The green roof atop the new Roux Center for the Environment seems to spill out from under its fence onto the terrace. The visual effect of the garden pushing past its boundaries is lovely, but the design is actually more functional than aesthetic. With the garden underfoot and its plants within reach, students can interact with it, for class or research.
The green roof is 2,820 square feet; 350 square feet of it will be available for experimentation. The soil is six inches deep on the rooftop. The four raised planters have four extra inches of soil. At the moment, the garden is still young; it will take a year or two to get fully established, according to Bowdoin’s Director of Capital Projects Don Borkowski.
But it already has charm. “It’s beautiful and will get more beautiful, and it does contribute to the functioning of the building,” said Professor of Biology Barry Logan, a plant physiological ecologist who plans to incorporate the garden into some of his courses.
The roof garden is an important component of the building’s official environmental certification for two main reasons: It helps absorb storm-water runoff and it serves as insulation.
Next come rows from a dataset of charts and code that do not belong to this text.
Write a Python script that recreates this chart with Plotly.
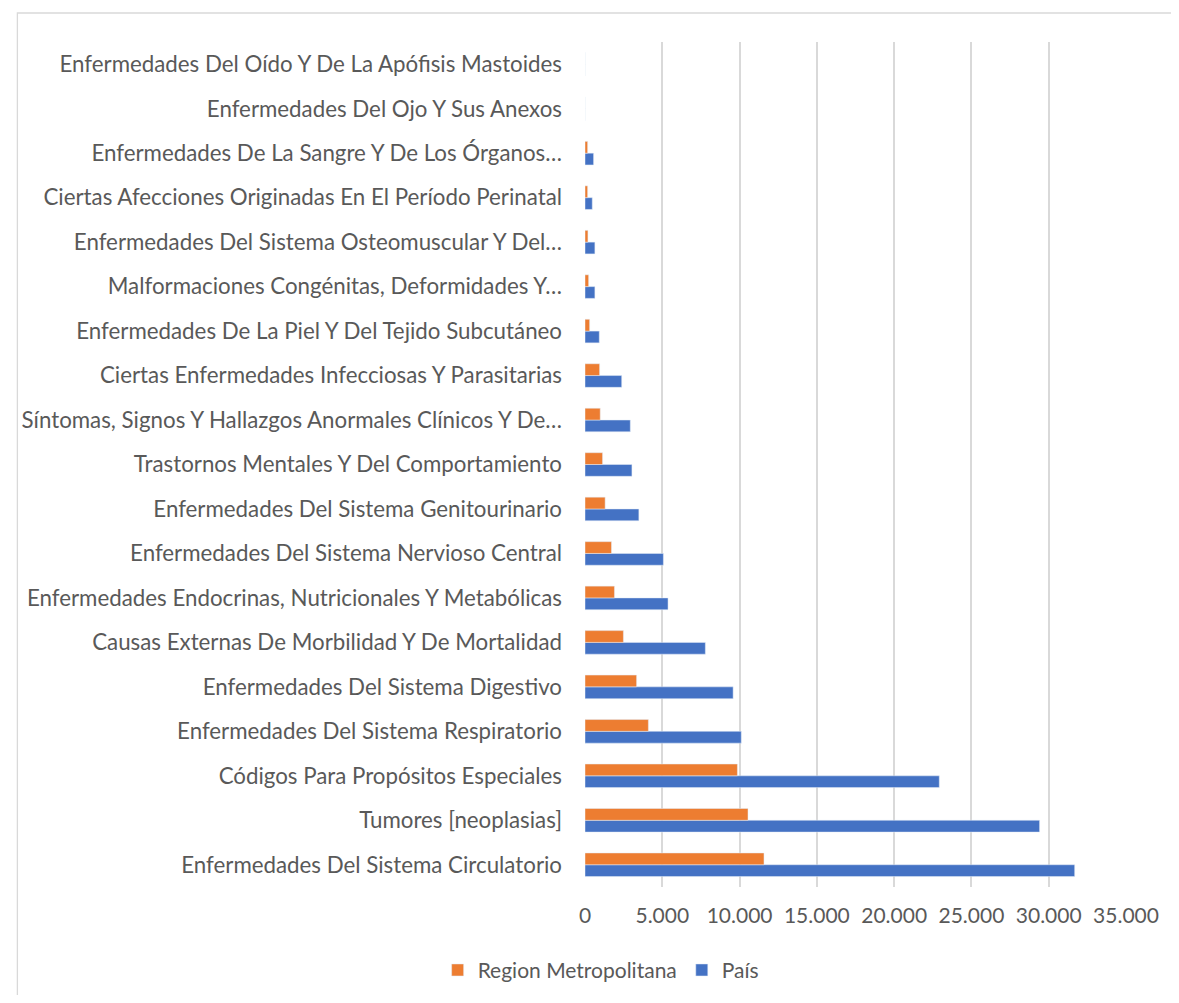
import plotly.graph_objects as go

categories = [
    "Enfermedades Del Sistema Circulatorio",
    "Tumores [neoplasias]",
    "Códigos Para Propósitos Especiales",
    "Enfermedades Del Sistema Respiratorio",
    "Enfermedades Del Sistema Digestivo",
    "Causas Externas De Morbilidad Y De Mortalidad",
    "Enfermedades Endocrinas, Nutricionales Y Metabólicas",
    "Enfermedades Del Sistema Nervioso Central",
    "Enfermedades Del Sistema Genitourinario",
    "Trastornos Mentales Y Del Comportamiento",
    "Síntomas, Signos Y Hallazgos Anormales Clínicos Y De…",
    "Ciertas Enfermedades Infecciosas Y Parasitarias",
    "Enfermedades De La Piel Y Del Tejido Subcutáneo",
    "Malformaciones Congénitas, Deformidades Y…",
    "Enfermedades Del Sistema Osteomuscular Y Del…",
    "Ciertas Afecciones Originadas En El Período Perinatal",
    "Enfermedades De La Sangre Y De Los Órganos…",
    "Enfermedades Del Ojo Y Sus Anexos",
    "Enfermedades Del Oído Y De La Apófisis Mastoides",
]

region_metropolitana = [11580, 10545, 9860, 4100, 3338, 2484, 1906, 1713, 1303, 1136,
                        985, 945, 300, 235, 190, 170, 170, 0, 0]
pais = [31680, 29410, 22920, 10110, 9583, 7786, 5372, 5071, 3485, 3036,
        2930, 2375, 924, 640, 640, 470, 555, 0, 0]

x_ticks = [0, 5000, 10000, 15000, 20000, 25000, 30000, 35000]

W, H = 1163, 987
ML, MR, MT, MB = 577, 37, 34, 108
FONT = "Lato"
TXT = "#595959"

fig = go.Figure()
fig.add_trace(go.Bar(
    y=categories, x=pais, orientation="h", name="País",
    marker=dict(color="#4472C4"), legendrank=2,
))
fig.add_trace(go.Bar(
    y=categories, x=region_metropolitana, orientation="h", name="Region Metropolitana",
    marker=dict(color="#ED7D31"), legendrank=1,
))

pw = W - ML - MR
ph = H - MT - MB
fig.add_shape(
    type="rect", xref="paper", yref="paper",
    x0=(1 - ML) / pw, x1=(W + 20 - ML) / pw,
    y0=-(MB + 20) / ph, y1=(H - 5 - MB) / ph,
    line=dict(color="#D9D9D9", width=1.3), fillcolor="rgba(0,0,0,0)", layer="below",
)

fig.update_layout(
    width=W, height=H,
    margin=dict(l=ML, r=MR, t=MT, b=MB),
    paper_bgcolor="white", plot_bgcolor="white",
    barmode="group", bargap=0.47, bargroupgap=0,
    separators=",.",
    font=dict(family=FONT, size=22, color=TXT),
    showlegend=True,
    legend=dict(
        orientation="h", xref="container", yref="container",
        x=0.51, xanchor="center", y=0.025, yanchor="middle",
        font=dict(size=21, color=TXT), traceorder="normal",
    ),
    xaxis=dict(
        range=[0, 35000], tickvals=x_ticks, tickformat=",",
        showgrid=True, gridcolor="#D9D9D9", gridwidth=1.5,
        zeroline=False, showline=False,
        ticks="", ticklabelstandoff=14,
        tickfont=dict(size=21, color=TXT),
    ),
    yaxis=dict(
        type="category", showgrid=False, zeroline=False, showline=False,
        ticks="", ticklabelstandoff=22,
        tickfont=dict(size=22.3, color=TXT),
    ),
)

fig.write_html("out.html")
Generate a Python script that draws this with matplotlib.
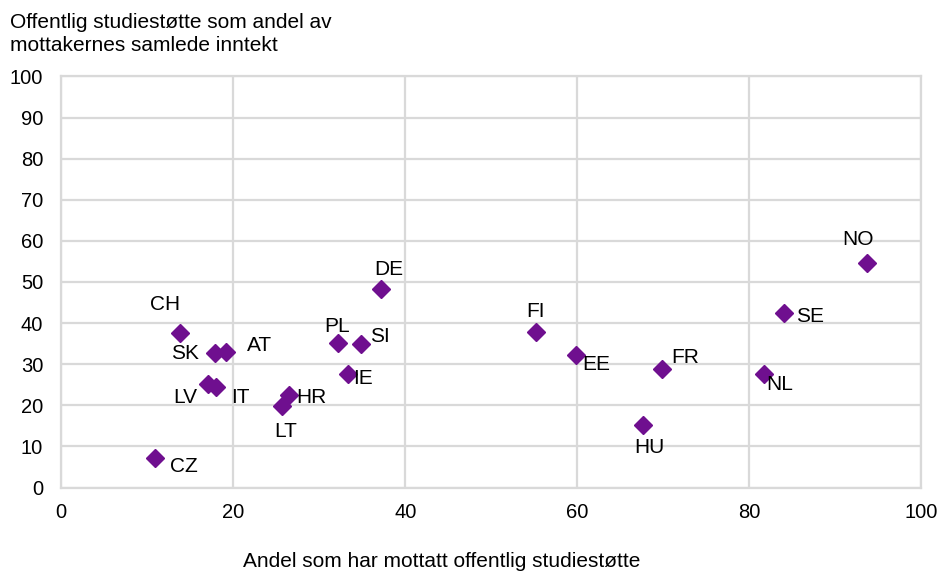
import matplotlib
matplotlib.use("Agg")
import matplotlib.pyplot as plt

plt.rcParams["font.family"] = ["Liberation Sans", "DejaVu Sans"]

countries = ["CZ", "CH", "SK", "AT", "LV", "IT", "HR", "LT", "PL", "SI",
             "IE", "DE", "FI", "EE", "FR", "HU", "NL", "SE", "NO"]
share_received = [10.9, 13.8, 17.9, 19.2, 17.1, 18.0, 26.5, 25.7, 32.2, 34.9,
                  33.4, 37.2, 55.2, 59.9, 69.9, 67.7, 81.7, 84.0, 93.7]
share_income = [7.3, 37.7, 32.7, 32.9, 25.1, 24.4, 22.5, 19.8, 35.2, 34.8,
                27.5, 48.2, 37.8, 32.2, 28.8, 15.2, 27.6, 42.5, 54.7]

# label offsets in pixels (dx, dy) from each marker
label_offsets = {
    "CZ": (29, -9), "CH": (-15, 28), "SK": (-30, 0), "AT": (33, 7),
    "LV": (-23, -13), "IT": (24, -10), "HR": (22, -2), "LT": (3, -25),
    "PL": (-1, 16), "SI": (19, 8), "IE": (15, -4), "DE": (8, 20),
    "FI": (0, 21), "EE": (20, -9), "FR": (23, 12), "HU": (6, -22),
    "NL": (16, -10), "SE": (26, -4), "NO": (-9, 23),
}

fig = plt.figure(figsize=(9.41, 5.72), dpi=100)
ax = fig.add_axes([0.065, 0.1477, 0.914, 0.7186])

ax.plot(share_received, share_income, linestyle="none", marker="D",
        markersize=9.5, color="#6f0f8f", zorder=3)

for name, x, y in zip(countries, share_received, share_income):
    dx, dy = label_offsets[name]
    ax.annotate(name, (x, y), xytext=(dx, dy), textcoords="offset pixels",
                ha="center", va="center", fontsize=15, color="#000000")

ax.set_xlim(0, 100)
ax.set_ylim(0, 100)
ax.set_xticks(range(0, 101, 20))
ax.set_yticks(range(0, 101, 10))
ax.grid(True, color="#d9d9d9", linewidth=1.6)
ax.set_axisbelow(True)
for s in ax.spines.values():
    s.set_color("#d9d9d9")
    s.set_linewidth(1.6)
ax.tick_params(length=0, labelsize=14.5, colors="#000000")
ax.tick_params(axis="y", pad=13)
ax.tick_params(axis="x", pad=11)

fig.text(0.011, 0.941, "Offentlig studiestøtte som andel av\nmottakernes samlede inntekt",
         fontsize=15, ha="left", va="center", linespacing=1.25)
fig.text(0.469, 0.0175, "Andel som har mottatt offentlig studiestøtte",
         fontsize=15, ha="center", va="center")

fig.savefig("out.png", dpi=100)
Additionally, the native perennials planted in the roof—sweet fern, aster, bunchberry, bearberry, and low-bush blueberries—provide an ecological function, as they should attract pollinators, like bees, butterflies, and beetles.
So going forward students could perhaps study the plants’ pollination biology, physiology, or patterns of growth, comparing them to species growing in nearby native environments. Logan also suggested students might research the green roof’s water use around the year, through rainy and dry periods.
“The roof in effect becomes an additional field site,” he said. “It’s nice to have a green roof here that allows for the building to be a part of the educational mission, and not just a place that houses the educational mission of the College.”